▶ [GOAL OF THE EXERCISE]:
Leaving the pictures out, print the lines from the first line of the listing through the line containing "const yTicks = [40, 20, 0, -20, -40, -60, -80];", exactly as they read, and no others.

— start INFORMATION PROVIDED —

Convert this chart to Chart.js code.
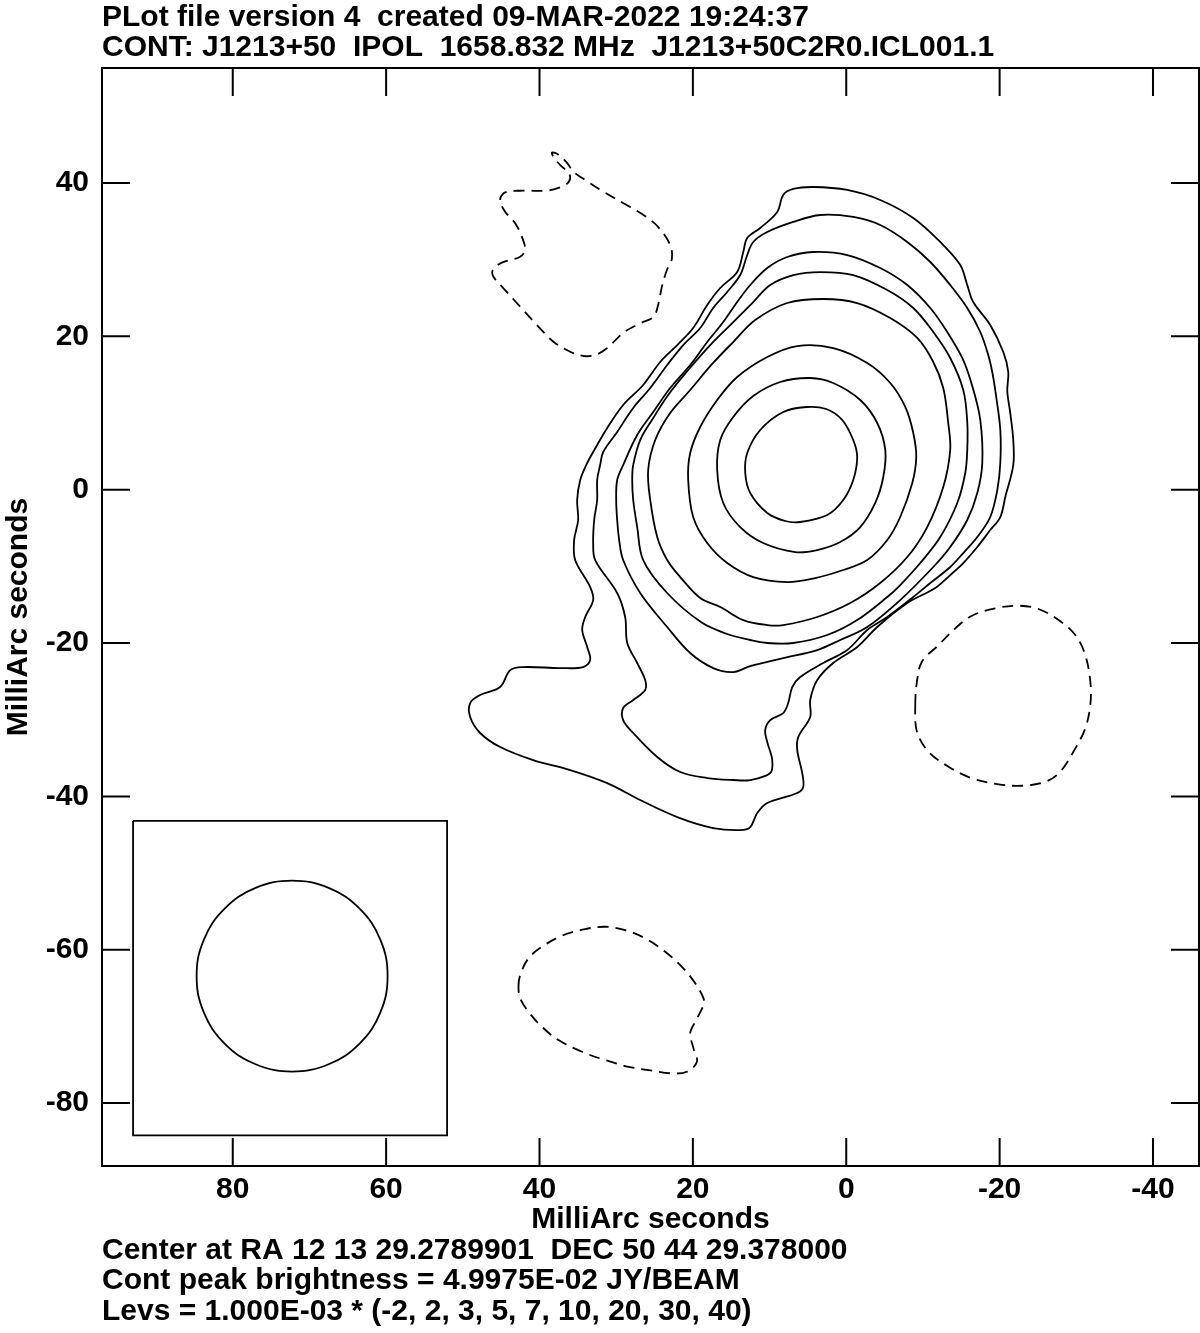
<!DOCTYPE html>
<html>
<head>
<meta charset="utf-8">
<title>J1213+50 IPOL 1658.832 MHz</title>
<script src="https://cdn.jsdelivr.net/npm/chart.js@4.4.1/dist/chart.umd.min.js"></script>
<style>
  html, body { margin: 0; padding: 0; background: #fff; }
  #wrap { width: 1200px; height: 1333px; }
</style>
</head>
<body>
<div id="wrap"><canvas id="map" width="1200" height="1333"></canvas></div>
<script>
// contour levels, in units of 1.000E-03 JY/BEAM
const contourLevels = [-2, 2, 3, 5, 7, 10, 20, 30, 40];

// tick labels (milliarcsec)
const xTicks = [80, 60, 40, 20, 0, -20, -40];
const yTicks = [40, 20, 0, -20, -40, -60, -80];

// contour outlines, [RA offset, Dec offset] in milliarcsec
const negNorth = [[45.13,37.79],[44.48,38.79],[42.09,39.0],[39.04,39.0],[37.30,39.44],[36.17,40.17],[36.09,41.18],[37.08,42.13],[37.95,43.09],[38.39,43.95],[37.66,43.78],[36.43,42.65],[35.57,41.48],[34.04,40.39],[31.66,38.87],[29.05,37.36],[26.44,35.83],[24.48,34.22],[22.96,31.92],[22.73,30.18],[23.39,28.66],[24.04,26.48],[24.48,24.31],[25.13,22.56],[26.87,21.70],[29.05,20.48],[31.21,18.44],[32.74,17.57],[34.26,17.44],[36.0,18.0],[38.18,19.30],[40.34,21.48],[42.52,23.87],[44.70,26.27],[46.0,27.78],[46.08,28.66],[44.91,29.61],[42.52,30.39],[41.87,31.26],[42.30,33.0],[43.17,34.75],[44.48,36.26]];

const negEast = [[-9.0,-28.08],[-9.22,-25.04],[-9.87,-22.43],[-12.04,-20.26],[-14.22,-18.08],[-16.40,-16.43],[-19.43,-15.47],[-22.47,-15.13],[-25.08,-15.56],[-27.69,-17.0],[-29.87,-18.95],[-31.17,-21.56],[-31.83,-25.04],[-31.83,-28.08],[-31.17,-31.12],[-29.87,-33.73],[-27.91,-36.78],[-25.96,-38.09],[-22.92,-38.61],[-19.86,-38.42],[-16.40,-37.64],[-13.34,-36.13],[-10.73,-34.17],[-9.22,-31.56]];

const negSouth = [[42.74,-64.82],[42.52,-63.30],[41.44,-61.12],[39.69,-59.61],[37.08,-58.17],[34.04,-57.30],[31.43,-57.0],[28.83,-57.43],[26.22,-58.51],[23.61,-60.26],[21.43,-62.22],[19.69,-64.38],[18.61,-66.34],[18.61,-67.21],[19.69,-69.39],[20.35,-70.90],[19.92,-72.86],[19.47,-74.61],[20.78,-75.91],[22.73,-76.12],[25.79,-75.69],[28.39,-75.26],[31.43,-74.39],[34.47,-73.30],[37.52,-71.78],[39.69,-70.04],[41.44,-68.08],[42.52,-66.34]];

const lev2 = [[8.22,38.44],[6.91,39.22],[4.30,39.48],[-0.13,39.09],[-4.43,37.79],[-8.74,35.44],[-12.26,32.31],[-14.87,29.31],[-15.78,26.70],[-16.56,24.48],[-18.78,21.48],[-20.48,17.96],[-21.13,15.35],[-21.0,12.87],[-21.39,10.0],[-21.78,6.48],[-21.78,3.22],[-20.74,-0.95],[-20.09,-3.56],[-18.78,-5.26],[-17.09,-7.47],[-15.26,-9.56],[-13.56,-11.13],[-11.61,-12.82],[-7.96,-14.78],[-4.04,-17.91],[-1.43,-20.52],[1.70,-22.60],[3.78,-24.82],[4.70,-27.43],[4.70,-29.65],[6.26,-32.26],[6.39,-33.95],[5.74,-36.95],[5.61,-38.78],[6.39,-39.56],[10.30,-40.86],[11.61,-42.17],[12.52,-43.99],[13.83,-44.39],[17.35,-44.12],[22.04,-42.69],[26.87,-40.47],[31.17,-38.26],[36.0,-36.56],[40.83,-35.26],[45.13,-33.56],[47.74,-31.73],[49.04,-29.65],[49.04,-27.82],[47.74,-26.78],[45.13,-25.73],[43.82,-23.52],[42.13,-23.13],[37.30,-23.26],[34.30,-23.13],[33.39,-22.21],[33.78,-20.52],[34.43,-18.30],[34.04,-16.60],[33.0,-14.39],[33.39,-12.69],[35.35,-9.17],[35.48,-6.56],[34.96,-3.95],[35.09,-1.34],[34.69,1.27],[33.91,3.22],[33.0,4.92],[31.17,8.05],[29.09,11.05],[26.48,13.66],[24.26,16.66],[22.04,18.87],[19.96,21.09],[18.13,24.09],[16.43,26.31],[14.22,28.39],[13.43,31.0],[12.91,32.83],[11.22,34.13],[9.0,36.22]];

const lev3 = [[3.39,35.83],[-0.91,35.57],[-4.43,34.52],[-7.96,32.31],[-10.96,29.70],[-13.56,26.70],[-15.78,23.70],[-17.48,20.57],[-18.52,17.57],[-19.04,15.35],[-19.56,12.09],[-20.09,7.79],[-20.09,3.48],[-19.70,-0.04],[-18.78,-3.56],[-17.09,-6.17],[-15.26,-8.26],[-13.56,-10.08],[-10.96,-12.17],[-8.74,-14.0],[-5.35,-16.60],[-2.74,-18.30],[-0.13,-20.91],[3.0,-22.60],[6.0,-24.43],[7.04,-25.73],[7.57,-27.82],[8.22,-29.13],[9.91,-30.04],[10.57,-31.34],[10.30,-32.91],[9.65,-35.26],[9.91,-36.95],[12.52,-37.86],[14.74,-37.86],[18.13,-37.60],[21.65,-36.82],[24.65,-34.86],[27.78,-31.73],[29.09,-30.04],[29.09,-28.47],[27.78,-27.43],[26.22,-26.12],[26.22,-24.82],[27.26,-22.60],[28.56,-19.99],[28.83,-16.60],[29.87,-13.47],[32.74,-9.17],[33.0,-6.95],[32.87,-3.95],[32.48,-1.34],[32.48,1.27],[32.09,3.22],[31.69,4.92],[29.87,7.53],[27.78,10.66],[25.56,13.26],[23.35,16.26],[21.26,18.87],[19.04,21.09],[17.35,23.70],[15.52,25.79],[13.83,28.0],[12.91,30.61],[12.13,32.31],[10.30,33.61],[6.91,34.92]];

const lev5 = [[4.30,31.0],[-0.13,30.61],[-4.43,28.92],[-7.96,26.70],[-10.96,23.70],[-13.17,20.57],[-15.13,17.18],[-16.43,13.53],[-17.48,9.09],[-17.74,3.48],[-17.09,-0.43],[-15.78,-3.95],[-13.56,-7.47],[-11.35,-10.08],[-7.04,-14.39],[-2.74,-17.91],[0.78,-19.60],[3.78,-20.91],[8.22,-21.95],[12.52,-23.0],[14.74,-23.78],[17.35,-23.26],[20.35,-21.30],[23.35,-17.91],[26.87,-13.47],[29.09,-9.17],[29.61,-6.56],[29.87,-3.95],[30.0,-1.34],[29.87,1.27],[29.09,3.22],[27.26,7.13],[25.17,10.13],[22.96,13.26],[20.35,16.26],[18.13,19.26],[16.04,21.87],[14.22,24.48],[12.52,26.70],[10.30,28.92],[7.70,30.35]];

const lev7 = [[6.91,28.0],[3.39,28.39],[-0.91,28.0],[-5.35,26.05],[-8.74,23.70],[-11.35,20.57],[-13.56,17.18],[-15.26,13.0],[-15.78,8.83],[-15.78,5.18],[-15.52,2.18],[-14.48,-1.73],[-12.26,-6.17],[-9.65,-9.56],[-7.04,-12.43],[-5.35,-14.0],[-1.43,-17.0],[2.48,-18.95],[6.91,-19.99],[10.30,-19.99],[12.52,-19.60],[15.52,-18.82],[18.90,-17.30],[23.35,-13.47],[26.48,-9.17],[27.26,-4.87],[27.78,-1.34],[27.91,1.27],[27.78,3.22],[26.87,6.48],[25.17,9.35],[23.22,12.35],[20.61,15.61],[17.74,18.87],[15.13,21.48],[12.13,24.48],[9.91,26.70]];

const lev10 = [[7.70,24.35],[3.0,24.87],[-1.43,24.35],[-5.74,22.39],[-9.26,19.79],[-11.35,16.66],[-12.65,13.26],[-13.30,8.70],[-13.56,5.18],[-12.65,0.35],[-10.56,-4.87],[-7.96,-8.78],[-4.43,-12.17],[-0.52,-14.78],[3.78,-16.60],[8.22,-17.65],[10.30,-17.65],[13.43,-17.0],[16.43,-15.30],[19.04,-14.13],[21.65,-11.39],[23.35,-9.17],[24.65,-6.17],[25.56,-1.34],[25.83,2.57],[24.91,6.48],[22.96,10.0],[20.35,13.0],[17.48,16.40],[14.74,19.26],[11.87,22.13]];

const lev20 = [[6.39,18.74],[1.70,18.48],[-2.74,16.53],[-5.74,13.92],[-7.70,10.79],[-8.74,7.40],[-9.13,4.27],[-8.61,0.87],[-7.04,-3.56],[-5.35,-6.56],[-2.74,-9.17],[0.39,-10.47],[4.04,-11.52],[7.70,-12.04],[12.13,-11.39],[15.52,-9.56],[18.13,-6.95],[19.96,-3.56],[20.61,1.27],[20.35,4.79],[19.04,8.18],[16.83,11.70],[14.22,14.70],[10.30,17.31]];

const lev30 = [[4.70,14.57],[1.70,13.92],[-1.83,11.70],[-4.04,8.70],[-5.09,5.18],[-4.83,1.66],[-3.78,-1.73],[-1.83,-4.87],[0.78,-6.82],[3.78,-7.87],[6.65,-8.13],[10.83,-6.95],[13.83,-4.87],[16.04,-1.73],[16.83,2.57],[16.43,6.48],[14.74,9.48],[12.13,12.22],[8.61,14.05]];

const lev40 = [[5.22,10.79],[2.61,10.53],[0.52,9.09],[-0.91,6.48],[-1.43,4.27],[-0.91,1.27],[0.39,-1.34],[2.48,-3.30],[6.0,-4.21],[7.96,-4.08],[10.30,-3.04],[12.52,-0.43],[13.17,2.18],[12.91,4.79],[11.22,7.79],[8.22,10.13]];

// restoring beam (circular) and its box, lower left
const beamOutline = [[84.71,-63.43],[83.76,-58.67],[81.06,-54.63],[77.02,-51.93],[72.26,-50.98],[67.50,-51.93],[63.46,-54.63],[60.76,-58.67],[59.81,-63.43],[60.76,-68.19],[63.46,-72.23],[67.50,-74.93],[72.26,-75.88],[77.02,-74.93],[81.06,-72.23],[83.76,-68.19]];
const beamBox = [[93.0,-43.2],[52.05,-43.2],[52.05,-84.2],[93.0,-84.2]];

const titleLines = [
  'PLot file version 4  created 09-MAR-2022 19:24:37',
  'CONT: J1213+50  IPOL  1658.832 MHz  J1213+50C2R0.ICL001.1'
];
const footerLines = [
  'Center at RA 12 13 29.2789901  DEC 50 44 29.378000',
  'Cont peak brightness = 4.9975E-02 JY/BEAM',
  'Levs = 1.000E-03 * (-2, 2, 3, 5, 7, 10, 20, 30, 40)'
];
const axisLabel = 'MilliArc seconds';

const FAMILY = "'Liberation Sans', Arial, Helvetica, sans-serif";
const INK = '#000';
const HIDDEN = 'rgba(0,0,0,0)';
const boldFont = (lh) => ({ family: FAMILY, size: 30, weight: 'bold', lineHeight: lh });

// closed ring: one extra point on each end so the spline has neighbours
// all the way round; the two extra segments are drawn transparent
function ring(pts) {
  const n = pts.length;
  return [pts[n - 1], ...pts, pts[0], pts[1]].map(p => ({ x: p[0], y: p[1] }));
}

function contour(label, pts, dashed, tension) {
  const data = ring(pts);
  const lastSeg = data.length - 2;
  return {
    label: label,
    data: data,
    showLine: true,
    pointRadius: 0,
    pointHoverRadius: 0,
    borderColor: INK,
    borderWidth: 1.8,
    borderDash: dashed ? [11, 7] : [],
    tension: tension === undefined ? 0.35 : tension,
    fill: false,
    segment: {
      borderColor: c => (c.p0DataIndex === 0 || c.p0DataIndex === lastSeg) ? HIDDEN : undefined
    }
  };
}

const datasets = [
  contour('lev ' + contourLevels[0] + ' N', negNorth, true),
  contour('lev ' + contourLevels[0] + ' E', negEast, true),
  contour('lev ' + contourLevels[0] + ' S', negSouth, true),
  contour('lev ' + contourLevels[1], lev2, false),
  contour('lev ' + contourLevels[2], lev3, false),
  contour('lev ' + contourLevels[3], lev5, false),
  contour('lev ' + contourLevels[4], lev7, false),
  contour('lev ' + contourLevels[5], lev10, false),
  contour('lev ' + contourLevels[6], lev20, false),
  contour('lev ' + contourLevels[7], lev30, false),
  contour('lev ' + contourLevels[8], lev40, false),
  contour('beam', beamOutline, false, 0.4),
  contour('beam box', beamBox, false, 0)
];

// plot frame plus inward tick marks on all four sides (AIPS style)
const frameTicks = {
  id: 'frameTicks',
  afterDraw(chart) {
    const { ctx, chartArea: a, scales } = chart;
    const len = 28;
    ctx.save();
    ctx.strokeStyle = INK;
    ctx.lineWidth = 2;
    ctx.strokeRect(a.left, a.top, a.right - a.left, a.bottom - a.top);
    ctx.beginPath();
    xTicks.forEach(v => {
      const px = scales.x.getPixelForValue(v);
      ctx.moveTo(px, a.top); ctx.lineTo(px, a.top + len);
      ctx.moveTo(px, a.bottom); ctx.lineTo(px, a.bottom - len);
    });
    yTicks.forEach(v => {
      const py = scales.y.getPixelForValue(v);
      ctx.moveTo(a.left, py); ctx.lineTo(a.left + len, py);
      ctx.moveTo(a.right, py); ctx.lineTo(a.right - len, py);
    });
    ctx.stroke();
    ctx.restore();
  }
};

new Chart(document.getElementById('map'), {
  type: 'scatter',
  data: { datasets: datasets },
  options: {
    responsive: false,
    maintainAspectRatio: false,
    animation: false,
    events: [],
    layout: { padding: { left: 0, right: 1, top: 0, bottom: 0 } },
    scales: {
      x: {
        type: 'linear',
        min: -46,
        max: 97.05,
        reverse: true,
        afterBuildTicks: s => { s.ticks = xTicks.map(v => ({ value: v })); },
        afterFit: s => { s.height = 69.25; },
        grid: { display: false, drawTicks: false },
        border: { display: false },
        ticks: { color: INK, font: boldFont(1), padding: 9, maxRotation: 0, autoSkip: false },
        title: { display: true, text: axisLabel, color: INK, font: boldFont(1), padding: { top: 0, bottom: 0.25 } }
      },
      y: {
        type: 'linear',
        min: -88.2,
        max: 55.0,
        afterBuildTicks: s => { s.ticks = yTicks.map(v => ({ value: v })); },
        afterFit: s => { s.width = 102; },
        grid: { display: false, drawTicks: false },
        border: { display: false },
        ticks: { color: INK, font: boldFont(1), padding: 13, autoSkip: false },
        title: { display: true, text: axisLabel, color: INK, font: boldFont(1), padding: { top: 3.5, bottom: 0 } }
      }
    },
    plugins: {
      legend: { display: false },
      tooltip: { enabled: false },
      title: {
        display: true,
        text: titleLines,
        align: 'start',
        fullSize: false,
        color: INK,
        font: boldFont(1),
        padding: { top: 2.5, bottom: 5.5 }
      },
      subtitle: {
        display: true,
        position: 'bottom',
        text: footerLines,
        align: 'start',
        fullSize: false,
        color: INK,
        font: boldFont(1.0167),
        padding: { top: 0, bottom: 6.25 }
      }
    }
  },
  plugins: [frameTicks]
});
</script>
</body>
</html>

— end INFORMATION PROVIDED —

▶ [ANSWER TO THE EXERCISE]:
Convert this chart to Chart.js code.
<!DOCTYPE html>
<html>
<head>
<meta charset="utf-8">
<title>J1213+50 IPOL 1658.832 MHz</title>
<script src="https://cdn.jsdelivr.net/npm/chart.js@4.4.1/dist/chart.umd.min.js"></script>
<style>
  html, body { margin: 0; padding: 0; background: #fff; }
  #wrap { width: 1200px; height: 1333px; }
</style>
</head>
<body>
<div id="wrap"><canvas id="map" width="1200" height="1333"></canvas></div>
<script>
// contour levels, in units of 1.000E-03 JY/BEAM
const contourLevels = [-2, 2, 3, 5, 7, 10, 20, 30, 40];

// tick labels (milliarcsec)
const xTicks = [80, 60, 40, 20, 0, -20, -40];
const yTicks = [40, 20, 0, -20, -40, -60, -80];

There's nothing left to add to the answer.